O CBJD não determina até que momento deve ser realizado tal pedido. Porém, em respeito aos princípios norteadores do direito desportivo, em especial ao da celeridade, da economia processual e do devido processo legal, entende-se que – embora se mantendo a subjetividade do prazo – deverá ser formulado com bom-senso, ou seja, com uma antecedência razoável para que o Presidente do órgão judicante possa tomar as medidas que entender necessárias sem prejuízo da sessão de julgamento.
O CBJD ainda permite que toda pessoa possa servir como testemunha, exceto o incapaz, o impedido ou o suspeito, sendo certo que o incapaz, excepcionalmente, poderá ser ouvido quando o interesse do desporto exigir, sem, contudo, prestar compromisso.
O Código limita a três o número de testemunhas por parte, não podendo exceder a nove, se houver mais de três interessados na lide.
A produção de prova testemunhal deverá ser requerida até o início da sessão de julgamento, assim como a das provas audiovisuais, onde se inclui a cinematográfica.
Há ainda a possibilidade de produção de prova pericial, consistente em exame e vistoria, nos termos dos artigos 68 e 69 do CBJD, a qual, contudo, deverá ser indeferida de plano pelo Presidente do órgão judicante quando: “I – o fato não depender do conhecimento especial de técnico; II – for desnecessária em vista de outras provas produzidas ou passíveis de produção; III – for impraticável; IV – for requerida com fins meramente protelatórios”.
Por fim, o artigo 70 do CBJD prevê a prova de Inspeção, cabendo ao relator promover a sua realização, de ofício, a requerimento da Procuradoria ou da parte interessada, a fim de buscar esclarecimento sobre fato que interesse à decisão da causa, sendo-lhe facultado requerer auxílio de outros auditores.

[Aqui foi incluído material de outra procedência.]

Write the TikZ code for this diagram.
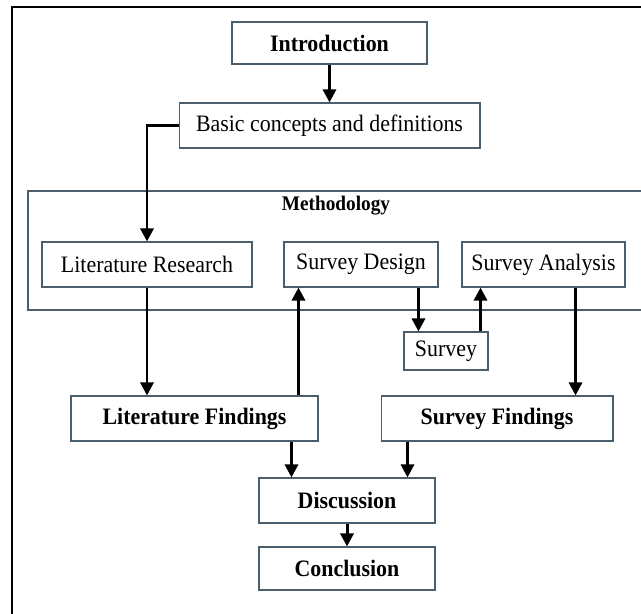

Após a conclusão da inspeção, o relator mandará lavrar auto circunstanciado mencionando tudo quanto for útil ao julgamento da causa.
Como se vê, a produção de provas é de extrema relevância na busca pela verdade dos fatos em prestígio ao princípio constitucional do contraditório, na medida em que sem ela o auditor fica adstrito a julgar, apenas, com base no conteúdo da súmula, o que por vezes, resultará em um julgamento sem justiça.